Acupuncture is one of the oldest, most commonly used systems of healing in the world. Originating in China some 3,500 years ago, only in the last three decades has it become popular in the United States. In 1993, the Food and Drug Administration estimated that Americans made up to 12 million visits per year to acupuncture practitioners.

Traditional Chinese medicine holds that there are as many as 2,000 acupuncture points on the human body, which are connected by 20 pathways (12 main, 8 secondary) called meridians. These meridians conduct energy, or qi (pronounced "chi"), between the surface of the body and its internal organs. Each point has a different effect on the qi that passes through it.

Qi is believed to help regulate balance in the body. It is influenced by the opposing forces of yin and yang, which represent positive and negative energy and forces in the universe and the human body. Acupuncture is believed to keep the balance between yin and yang, thus allowing for the normal flow of qi throughout the body and restoring health to the mind and body.

Several theories have been presented as to exactly how acupuncture works. One theory suggests that pain impulses are blocked from reaching the spinal cord or brain at various "gates" to these areas. Since a majority of acupuncture points are either connected to (or are located near) neural structures, this suggests that acupuncture stimulates the nervous system.

Acupuncture is used to treat a myriad of problems. Medical organizations and insurance companies have approved acupuncture for a number of ailments and the list continues to expand. Recent studies have demonstrated that acupuncture may help in the rehabilitation of stroke patients and can relieve nausea in patients recovering from surgery.

My daughter has been getting acupuncture for quite a while now. Although we have not seen dramatic improvements related to her brain injury, it has been very helpful and effective in treating some of the side effects. It has proven effective for us with Ashleigh’s headaches, high tone, sinus problems, and more. My wife and I have both had treatments. For example, it helped stop my shingles outbreak in three treatments.

A couple of other notes. We have had two acupuncturists and we made the conscious choice of choosing doctors who also practice acupuncture. We just felt more comfortable that a doctor would be more knowledgeable as to our daughter’s complications. Also, make sure the acupuncturist uses new, sterile needles and, like all your doctors or therapists, wash their hands beforehand. Another tip is to make sure the acupuncturist counts their needles as they remove them so you don’t lose one in the bed.


Massage therapy involves the restoration of proper joint function of the spine or extremities, and the strengthening of supporting muscles and soft tissues. Massage therapy stretches and loosens muscle and connective tissue, and improves blood flow and the movement of lymph fluid, speeding the removal of metabolic waste products resulting from exercise or inactivity, and allowing more oxygen and nutrients to reach the cells and tissues. Sensory receptors in the skin and muscles "wake up", bringing new awareness to areas that have felt "cut off" by chronic tension patterns.

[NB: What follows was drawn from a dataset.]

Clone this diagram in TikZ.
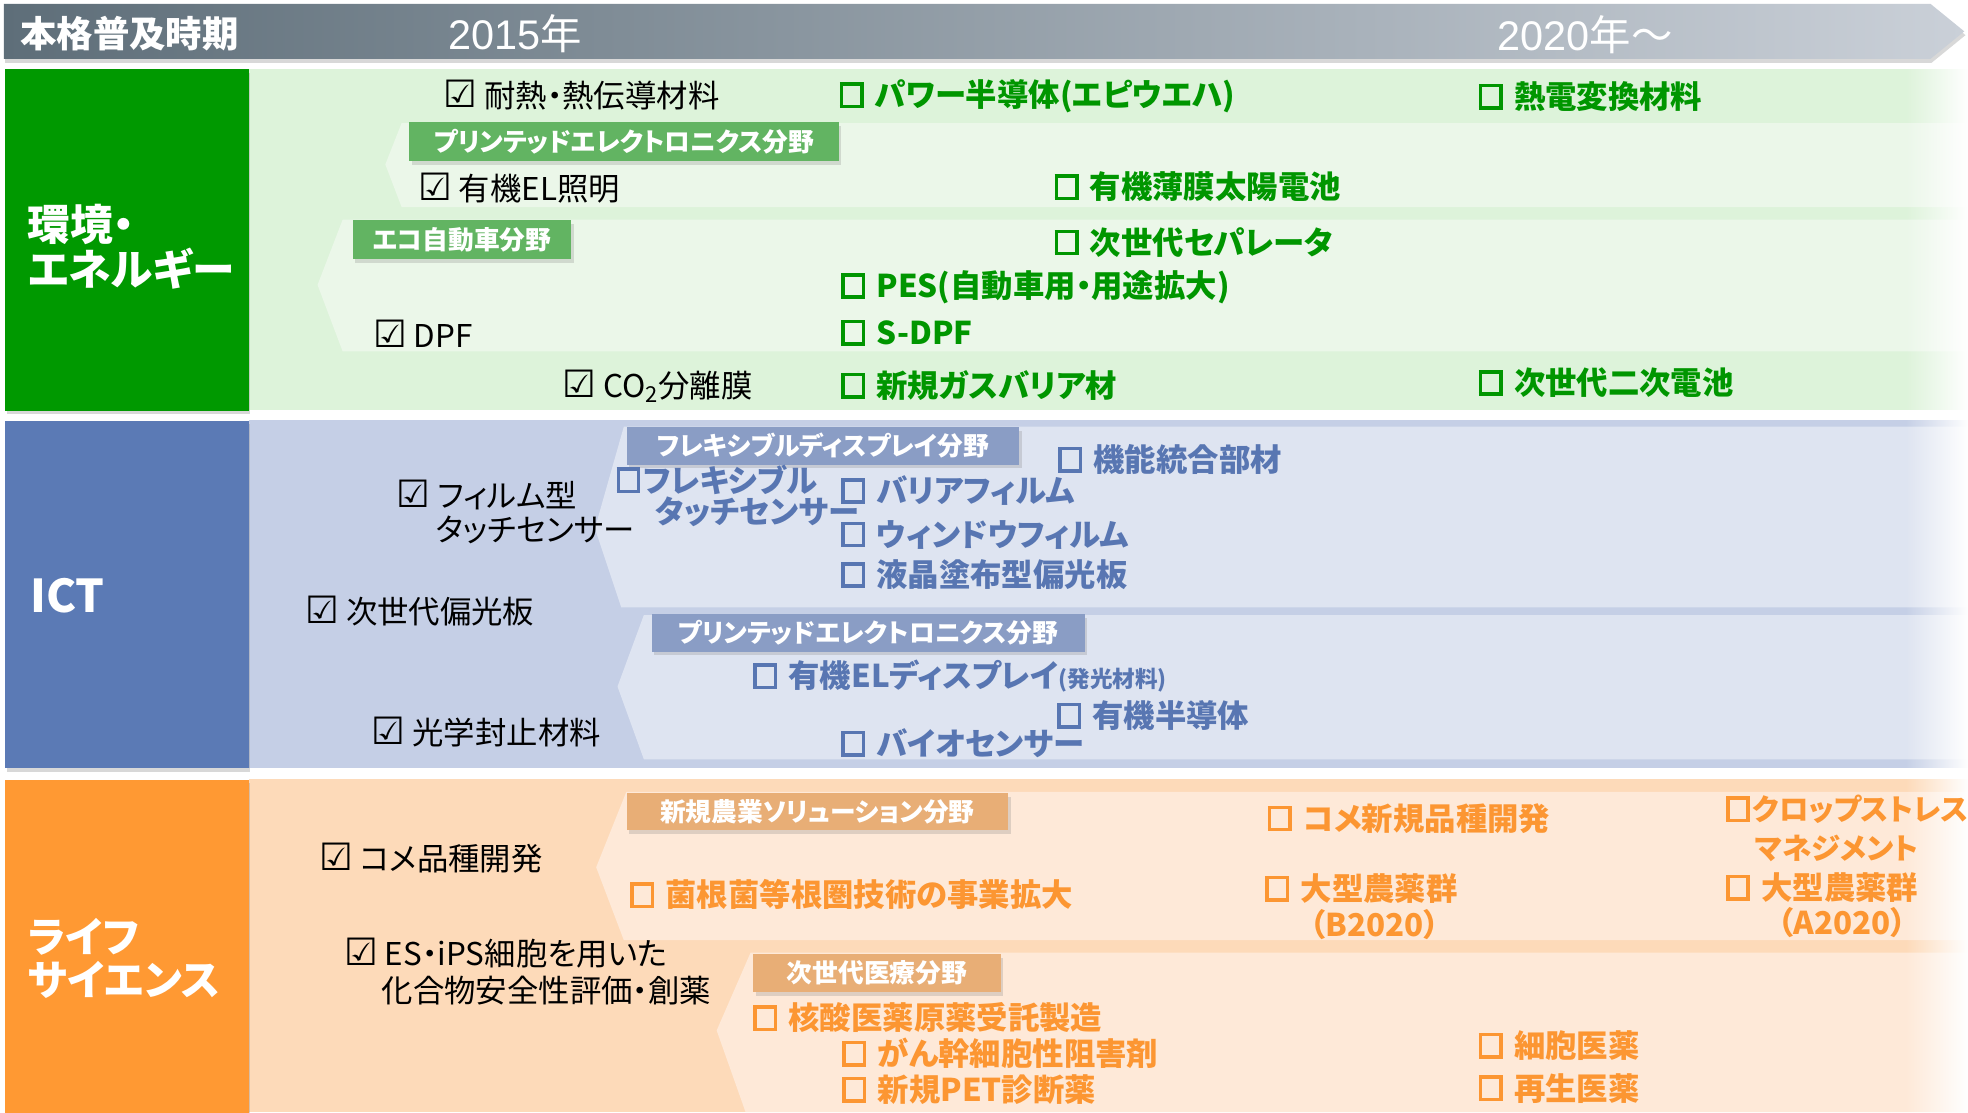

Massage affects pain through the central nervous system. In one particular theory of pain called the "gate theory," messages of pain which normally travel from the injury to the brain, are blocked before reaching the centers responsible for interpreting pain. Massage helps stimulate and close the so-called gate of pain messages. As a result, the intensity of the pain perceived by the brain is decreased.

Massage can affect muscles directly by stimulating inactive muscles whose inactivity is due to illness or injury. Deep continuous massage can relieve muscle tension and help prevent painful muscle spasms, which are common following injury. Also, massage can stretch and break down fibrous scar tissue that is not healing properly because it is not aligned to the adjoining muscle fibers.

Benefits include: increased circulation to promote healing, pain relief of spinal injuries and headaches by decreasing muscle tension, helps rehabilitate injuries by stretching connective tissues, relieves cramps and muscle spasms, and chronic stress, clinical depression, and anxiety can be greatly reduced with regular daily massage sessions.